Its local arm, Microsoft (M) Sdn Bhd, had on September 6 sealed an alliance with Dewan Bahasa dan Pustaka to translate and localise the glossary for Microsoft Windows XP and later for Microsoft Office 2003.
Moore said Microsoft has committed US$100,000 (US$1 = RM3.80) for localising Bahasa Malaysia, and the five-week glossary building process for over 7,500 terms, should end sometime in mid-October.
“We want to take this first step and check what Microsoft can do with computers to make the education experience richer. We will only then see what further opportunities that it introduces us.
“The first step is to provide support for the commands in the menu. Today, children are learning to use computers by knowing where the button is, they don’t know what the word is. I think it’s really important for education that the children would be able to use the computer in the language they are taught in,” he said.
He said Bahasa Malaysia is one of more than 40 languages around the world that Microsoft has identified for localisation of its Microsoft Windows XP and Microsoft Office 2003.
“We want to say Microsoft is a good application to build your software applications on because the menu is available in the Malay language. In the same way, if you are a software developer and you develop in Windows, you don’t have to worry about networking or printing or different computer devices you want to connect because they are all supported.
“We are looking to reach out to language groups beyond English, German, French and Spanish, to enable as many people as possible to use technology.

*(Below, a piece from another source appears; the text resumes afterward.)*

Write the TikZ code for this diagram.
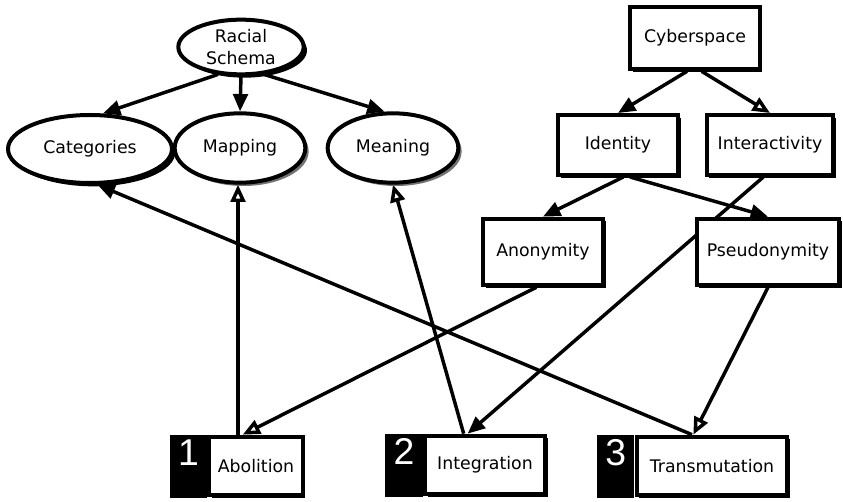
\documentclass[tikz,border=0pt]{standalone}
\usepackage{fontspec}
\setsansfont{DejaVu Sans}
\newfontfamily\numfont{Liberation Sans}
\usetikzlibrary{arrows.meta,shapes.geometric,shadows,backgrounds}

\tikzstyle{ovalbase}=[ellipse,draw,line width=3pt,fill=white,inner sep=0pt,align=center,font=\sffamily\fontsize{13}{16}\selectfont]
\tikzstyle{oval}=[ovalbase,drop shadow={shadow xshift=2.5pt,shadow yshift=-2.5pt,fill=black,opacity=1}]
\tikzstyle{greyoval}=[ovalbase,drop shadow={shadow xshift=2.5pt,shadow yshift=-2.5pt,fill=black!55,opacity=1}]
\tikzstyle{box}=[rectangle,draw,line width=3pt,fill=white,inner sep=2pt,font=\sffamily\fontsize{13}{16}\selectfont,drop shadow={shadow xshift=2pt,shadow yshift=-2pt,fill=black,opacity=1}]
\tikzstyle{numtag}=[rectangle,fill=black,text=white,font=\numfont\fontsize{28}{28}\selectfont,minimum width=28pt,inner sep=3pt,text height=20pt,text depth=21.5pt,anchor=north east]
\tikzstyle{fedge}=[line width=2.6pt,-{Triangle[length=13pt,width=11pt]}]
\tikzstyle{oedge}=[line width=2.6pt,-{Triangle[open,length=13pt,width=11pt]}]

\begin{document}
\begin{tikzpicture}[x=0.75pt,y=-0.75pt]
        \useasboundingbox (0,0) rectangle (843,502);
        % racial schema side
        \draw (241,47) node[oval,minimum width=94pt,minimum height=41pt](rs){Racial\\Schema};
        \draw (90,149) node[oval,minimum width=123pt,minimum height=51pt](cat){Categories};
        \draw (240,148) node[greyoval,minimum width=98pt,minimum height=52pt](map){Mapping};
        \draw (393,148) node[greyoval,minimum width=98pt,minimum height=52pt](mea){Meaning};
        % cyberspace side
        \draw (695,38) node[box,minimum width=97pt,minimum height=47pt](cyb){Cyberspace};
        \draw (618,145) node[box,minimum width=90pt,minimum height=45pt](ide){Identity};
        \draw (770,145) node[box,minimum width=95pt,minimum height=45pt](int){Interactivity};
        \draw (543,252) node[box,minimum width=90pt,minimum height=50pt](ano){Anonymity};
        \draw (768,252) node[box,minimum width=107pt,minimum height=50pt](pse){Pseudonymity};
        % numbered outcomes
        \draw (256,466) node[box,minimum width=70pt,minimum height=44pt](abo){Abolition};
        \draw (485,465) node[box,minimum width=90pt,minimum height=44pt](ing){Integration};
        \draw (712,466) node[box,minimum width=113pt,minimum height=44pt](tra){Transmutation};
        \node[numtag] (n1) at (abo.north west) {1};
        \node[numtag] (n2) at (ing.north west) {2};
        \node[numtag] (n3) at (tra.north west) {3};
        %
        \begin{pgfonlayer}{background}
        \path
            (rs.230)                 edge[fedge]     (cat.70)
            (rs.south)               edge[fedge]     (map.north)
            (rs.310)                 edge[fedge]     (mea.103)
            ([xshift=-6pt]cyb.south) edge[fedge]     (ide.north)
            ([xshift=5pt]cyb.south)  edge[oedge]     (int.north)
            ([xshift=4pt]ide.south)  edge[fedge]     (ano.north)
            ([xshift=9pt]ide.south)  edge[fedge]     (pse.north)
            ([xshift=-5pt]int.south) edge[fedge]     ([xshift=-13pt]ing.north)
            ([xshift=-5pt]ano.south) edge[oedge]     ([xshift=-10pt]abo.north)
            (pse.south)              edge[oedge]     ([xshift=-14pt]tra.north)
            ([xshift=-13.5pt]abo.north) edge[oedge]  ([xshift=-1.5pt]map.south)
            ([xshift=-16pt]ing.north) edge[oedge]    (mea.south)
            ([xshift=-15pt]tra.north) edge[fedge]    (cat.-78)
        ;
        \end{pgfonlayer}
        %;
\end{tikzpicture}
\end{document}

Therefore, the local Microsoft subsidiaries have been chartered to work with the national language authorities to conduct the translation work.
“Malaysia is among the first in Asia Pacific to take this lead, resulting in glossary for Windows being translated into Bahasa Malaysia ahead of her neighbours,” Moore said.
A similar effort had been launched several months earlier in Thailand, while some 14 languages have been identified for localisation in India alone.
“While English is the main language of business today, we recognise that it is not the first language for a large majority of the world’s population,” Moore added.
Microsoft is also spending in excess of US$6.8 billion in research and development of all fields of computing in the area of developing a language platform than can support the proper use of the language, not just an inaccurate direct translation.
“We want to support the proper use of the language, where the platform has the capability of understanding the whole meaning of the sentence, how the words should be ordered, whether it should be singular or plural, whether it should have a question mark instead of an exclamation mark,” Moore added.